## YOUR GOAL
Skip all pictures, then copy the lines from the start of the data through the line with "k = list(range(31))", keeping both ends.

## MATERIAL
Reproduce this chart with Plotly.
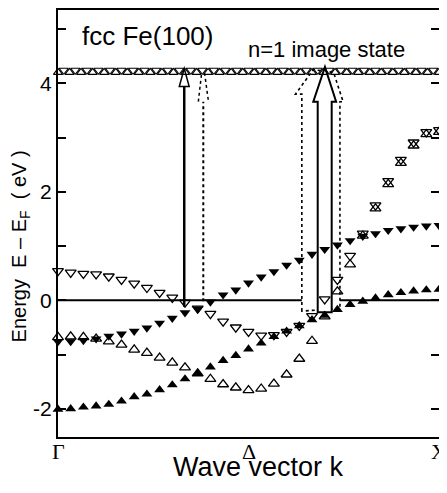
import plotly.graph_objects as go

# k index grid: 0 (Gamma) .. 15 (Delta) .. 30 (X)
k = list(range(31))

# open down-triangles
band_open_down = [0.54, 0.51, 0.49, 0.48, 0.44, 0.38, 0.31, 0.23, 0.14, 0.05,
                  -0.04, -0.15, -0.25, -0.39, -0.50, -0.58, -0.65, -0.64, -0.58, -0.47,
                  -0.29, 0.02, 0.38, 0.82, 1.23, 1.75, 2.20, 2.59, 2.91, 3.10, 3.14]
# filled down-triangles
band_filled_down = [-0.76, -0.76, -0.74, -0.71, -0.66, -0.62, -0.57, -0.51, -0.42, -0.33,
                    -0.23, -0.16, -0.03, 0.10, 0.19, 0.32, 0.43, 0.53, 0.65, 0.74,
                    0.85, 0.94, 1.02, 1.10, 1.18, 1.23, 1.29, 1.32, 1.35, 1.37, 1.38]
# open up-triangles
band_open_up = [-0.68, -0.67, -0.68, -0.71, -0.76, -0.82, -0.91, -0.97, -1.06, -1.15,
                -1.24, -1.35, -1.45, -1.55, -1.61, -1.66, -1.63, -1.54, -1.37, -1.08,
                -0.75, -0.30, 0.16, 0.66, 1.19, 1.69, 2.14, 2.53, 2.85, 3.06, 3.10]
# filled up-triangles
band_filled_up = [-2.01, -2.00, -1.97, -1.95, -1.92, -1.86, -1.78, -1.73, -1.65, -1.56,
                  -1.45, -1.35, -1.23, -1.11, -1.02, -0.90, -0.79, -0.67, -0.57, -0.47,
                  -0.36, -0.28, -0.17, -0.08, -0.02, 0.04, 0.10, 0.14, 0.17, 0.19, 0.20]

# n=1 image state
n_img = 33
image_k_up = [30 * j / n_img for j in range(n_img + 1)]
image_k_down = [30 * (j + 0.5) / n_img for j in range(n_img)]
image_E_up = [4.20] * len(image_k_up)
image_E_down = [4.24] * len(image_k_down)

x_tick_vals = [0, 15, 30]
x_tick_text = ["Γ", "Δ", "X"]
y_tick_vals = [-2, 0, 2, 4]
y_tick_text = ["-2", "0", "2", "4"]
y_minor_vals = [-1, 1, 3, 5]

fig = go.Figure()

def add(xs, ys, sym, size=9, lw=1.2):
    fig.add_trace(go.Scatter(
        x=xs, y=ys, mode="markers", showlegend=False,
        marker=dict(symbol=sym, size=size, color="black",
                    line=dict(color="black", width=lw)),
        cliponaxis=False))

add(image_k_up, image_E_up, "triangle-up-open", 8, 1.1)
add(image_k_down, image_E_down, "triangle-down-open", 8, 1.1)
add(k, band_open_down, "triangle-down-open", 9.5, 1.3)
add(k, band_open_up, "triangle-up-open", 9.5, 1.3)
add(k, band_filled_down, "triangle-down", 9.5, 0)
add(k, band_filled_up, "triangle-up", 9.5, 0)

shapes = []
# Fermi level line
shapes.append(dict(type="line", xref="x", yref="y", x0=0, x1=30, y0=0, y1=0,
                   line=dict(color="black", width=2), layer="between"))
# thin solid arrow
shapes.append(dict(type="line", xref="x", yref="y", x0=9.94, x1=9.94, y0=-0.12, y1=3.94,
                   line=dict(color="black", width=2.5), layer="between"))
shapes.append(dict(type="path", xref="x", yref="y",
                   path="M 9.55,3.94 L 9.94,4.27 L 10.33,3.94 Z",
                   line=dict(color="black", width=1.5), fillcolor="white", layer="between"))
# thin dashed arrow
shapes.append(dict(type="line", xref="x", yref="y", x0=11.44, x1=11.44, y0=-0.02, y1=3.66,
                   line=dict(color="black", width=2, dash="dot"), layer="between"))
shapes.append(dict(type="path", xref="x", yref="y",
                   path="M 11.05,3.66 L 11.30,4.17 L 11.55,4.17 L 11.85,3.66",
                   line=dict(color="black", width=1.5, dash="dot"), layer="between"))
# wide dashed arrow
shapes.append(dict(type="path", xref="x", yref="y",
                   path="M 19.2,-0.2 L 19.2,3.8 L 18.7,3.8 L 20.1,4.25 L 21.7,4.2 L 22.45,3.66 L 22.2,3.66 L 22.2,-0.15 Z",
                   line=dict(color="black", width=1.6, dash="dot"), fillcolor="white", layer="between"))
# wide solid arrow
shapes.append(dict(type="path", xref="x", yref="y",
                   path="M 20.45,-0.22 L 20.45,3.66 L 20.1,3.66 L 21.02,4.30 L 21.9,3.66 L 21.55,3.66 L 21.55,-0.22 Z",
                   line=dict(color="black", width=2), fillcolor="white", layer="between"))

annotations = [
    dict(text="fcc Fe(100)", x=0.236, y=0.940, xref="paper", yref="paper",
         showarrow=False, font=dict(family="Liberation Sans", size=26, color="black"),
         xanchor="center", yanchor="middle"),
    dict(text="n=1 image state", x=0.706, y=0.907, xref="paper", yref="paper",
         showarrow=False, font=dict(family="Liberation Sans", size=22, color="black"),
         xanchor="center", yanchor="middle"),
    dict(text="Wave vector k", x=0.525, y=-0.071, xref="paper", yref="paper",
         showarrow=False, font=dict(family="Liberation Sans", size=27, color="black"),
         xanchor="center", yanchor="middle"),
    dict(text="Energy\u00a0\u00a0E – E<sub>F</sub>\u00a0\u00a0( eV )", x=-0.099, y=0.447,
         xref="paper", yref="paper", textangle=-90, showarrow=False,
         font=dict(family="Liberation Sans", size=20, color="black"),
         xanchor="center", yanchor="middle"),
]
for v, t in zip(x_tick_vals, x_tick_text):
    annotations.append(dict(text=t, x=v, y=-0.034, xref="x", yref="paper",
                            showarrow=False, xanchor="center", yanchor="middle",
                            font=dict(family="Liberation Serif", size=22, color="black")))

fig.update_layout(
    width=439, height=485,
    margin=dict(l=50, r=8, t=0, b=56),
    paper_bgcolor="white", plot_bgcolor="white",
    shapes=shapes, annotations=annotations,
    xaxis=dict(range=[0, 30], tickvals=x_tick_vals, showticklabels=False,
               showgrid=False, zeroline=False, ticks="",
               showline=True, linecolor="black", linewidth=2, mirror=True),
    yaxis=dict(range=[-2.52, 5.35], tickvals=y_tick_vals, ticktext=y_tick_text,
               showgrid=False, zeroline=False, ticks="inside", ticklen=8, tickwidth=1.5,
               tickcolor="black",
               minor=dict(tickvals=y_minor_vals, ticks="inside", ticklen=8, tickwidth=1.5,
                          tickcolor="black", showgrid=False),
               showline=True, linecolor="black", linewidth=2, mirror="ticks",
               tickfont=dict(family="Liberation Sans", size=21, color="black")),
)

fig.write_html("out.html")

## CORRECT ANSWER
Reproduce this chart with Plotly.
import plotly.graph_objects as go

# k index grid: 0 (Gamma) .. 15 (Delta) .. 30 (X)
k = list(range(31))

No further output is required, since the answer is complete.